* Start Given information *

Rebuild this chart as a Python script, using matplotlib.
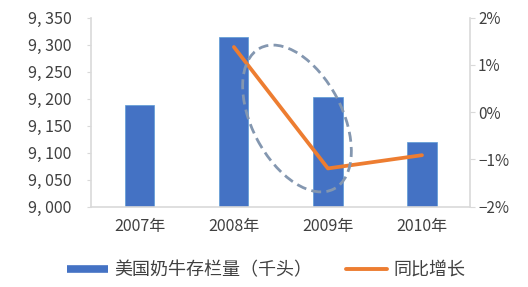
import numpy as np
import matplotlib
matplotlib.use("Agg")
import matplotlib.pyplot as plt
from matplotlib.lines import Line2D
from matplotlib.patches import Ellipse

plt.rcParams['font.family'] = ['Noto Sans CJK SC', 'DejaVu Sans']

# data
years = ["2007年", "2008年", "2009年", "2010年"]
stock = [9189, 9315, 9203, 9120]          # 千头
growth_years = [1, 2, 3]                  # line starts at 2008
growth = [1.38, -1.19, -0.91]             # %
left_ticks = [9000, 9050, 9100, 9150, 9200, 9250, 9300, 9350]
left_labels = ["9, 000", "9, 050", "9, 100", "9, 150", "9, 200", "9, 250", "9, 300", "9, 350"]
right_ticks = [-2, -1, 0, 1, 2]
right_labels = ["\u22122%", "\u22121%", "0%", "1%", "2%"]

blue = "#4472C4"
orange = "#ED7D31"
grey = "#D9D9D9"
txt = "#404040"

fig = plt.figure(figsize=(5.28, 2.87), dpi=100)
ax = fig.add_axes([0.1723, 0.2798, 0.7177, 0.6585])
x = np.arange(len(years))
ax.bar(x, stock, width=0.31, color=blue, edgecolor="#5B9BD5", linewidth=0.5, zorder=2)
ax.set_xlim(-0.52, 3.51)
ax.set_ylim(9000, 9350)
ax.set_yticks(left_ticks)
ax.set_yticklabels(left_labels, fontsize=11.5, color=txt)
ax.set_xticks(x)
ax.set_xticklabels(years, fontsize=11.5, color=txt)
ax.tick_params(axis='x', length=0, pad=8)
ax.tick_params(axis='y', length=3, color=grey, pad=11)
for s in ["top", "right"]:
    ax.spines[s].set_visible(False)
ax.spines["left"].set_color(grey)
ax.spines["bottom"].set_color(grey)
ax.spines["left"].set_linewidth(1.2)
ax.spines["bottom"].set_linewidth(1.2)

ax2 = ax.twinx()
ax2.plot(growth_years, growth, color=orange, lw=2.7, solid_capstyle="round", zorder=3)
ax2.set_ylim(-2, 2)
ax2.set_yticks(right_ticks)
ax2.set_yticklabels(right_labels, fontsize=11, color=txt)
ax2.tick_params(axis='y', length=3.8, color=grey, pad=2)
for s in ["top", "left", "bottom"]:
    ax2.spines[s].set_visible(False)
ax2.spines["right"].set_color(grey)
ax2.spines["right"].set_linewidth(1.2)

# dashed highlight ellipse (figure inches)
ell = Ellipse((2.97, 1.685), 1.59, 0.90, angle=-62.3, transform=fig.dpi_scale_trans,
              fill=False, edgecolor="#8497B0", lw=2.0, linestyle=(0, (3.6, 1.9)), zorder=5)
fig.add_artist(ell)

handles = [Line2D([], [], color=blue, lw=5.5, solid_capstyle="butt"),
           Line2D([], [], color=orange, lw=2.8, solid_capstyle="round")]
fig.legend(handles, ["美国奶牛存栏量（千头）", "同比增长"], loc="center",
           bbox_to_anchor=(0.504, 0.059), ncol=2, frameon=False, fontsize=13,
           handlelength=2.27, columnspacing=1.83, handletextpad=0.39, labelcolor=txt)

fig.savefig("out.png", dpi=100)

* End Given information *

● **To be done**
Output each line exactly; omit every picture.

● **Answer to the exercise**
Rebuild this chart as a Python script, using matplotlib.
import numpy as np
import matplotlib
matplotlib.use("Agg")
import matplotlib.pyplot as plt
from matplotlib.lines import Line2D
from matplotlib.patches import Ellipse

plt.rcParams['font.family'] = ['Noto Sans CJK SC', 'DejaVu Sans']

# data
years = ["2007年", "2008年", "2009年", "2010年"]
stock = [9189, 9315, 9203, 9120]          # 千头
growth_years = [1, 2, 3]                  # line starts at 2008
growth = [1.38, -1.19, -0.91]             # %
left_ticks = [9000, 9050, 9100, 9150, 9200, 9250, 9300, 9350]
left_labels = ["9, 000", "9, 050", "9, 100", "9, 150", "9, 200", "9, 250", "9, 300", "9, 350"]
right_ticks = [-2, -1, 0, 1, 2]
right_labels = ["\u22122%", "\u22121%", "0%", "1%", "2%"]

blue = "#4472C4"
orange = "#ED7D31"
grey = "#D9D9D9"
txt = "#404040"

fig = plt.figure(figsize=(5.28, 2.87), dpi=100)
ax = fig.add_axes([0.1723, 0.2798, 0.7177, 0.6585])
x = np.arange(len(years))
ax.bar(x, stock, width=0.31, color=blue, edgecolor="#5B9BD5", linewidth=0.5, zorder=2)
ax.set_xlim(-0.52, 3.51)
ax.set_ylim(9000, 9350)
ax.set_yticks(left_ticks)
ax.set_yticklabels(left_labels, fontsize=11.5, color=txt)
ax.set_xticks(x)
ax.set_xticklabels(years, fontsize=11.5, color=txt)
ax.tick_params(axis='x', length=0, pad=8)
ax.tick_params(axis='y', length=3, color=grey, pad=11)
for s in ["top", "right"]:
    ax.spines[s].set_visible(False)
ax.spines["left"].set_color(grey)
ax.spines["bottom"].set_color(grey)
ax.spines["left"].set_linewidth(1.2)
ax.spines["bottom"].set_linewidth(1.2)

ax2 = ax.twinx()
ax2.plot(growth_years, growth, color=orange, lw=2.7, solid_capstyle="round", zorder=3)
ax2.set_ylim(-2, 2)
ax2.set_yticks(right_ticks)
ax2.set_yticklabels(right_labels, fontsize=11, color=txt)
ax2.tick_params(axis='y', length=3.8, color=grey, pad=2)
for s in ["top", "left", "bottom"]:
    ax2.spines[s].set_visible(False)
ax2.spines["right"].set_color(grey)
ax2.spines["right"].set_linewidth(1.2)

# dashed highlight ellipse (figure inches)
ell = Ellipse((2.97, 1.685), 1.59, 0.90, angle=-62.3, transform=fig.dpi_scale_trans,
              fill=False, edgecolor="#8497B0", lw=2.0, linestyle=(0, (3.6, 1.9)), zorder=5)
fig.add_artist(ell)

handles = [Line2D([], [], color=blue, lw=5.5, solid_capstyle="butt"),
           Line2D([], [], color=orange, lw=2.8, solid_capstyle="round")]
fig.legend(handles, ["美国奶牛存栏量（千头）", "同比增长"], loc="center",
           bbox_to_anchor=(0.504, 0.059), ncol=2, frameon=False, fontsize=13,
           handlelength=2.27, columnspacing=1.83, handletextpad=0.39, labelcolor=txt)

fig.savefig("out.png", dpi=100)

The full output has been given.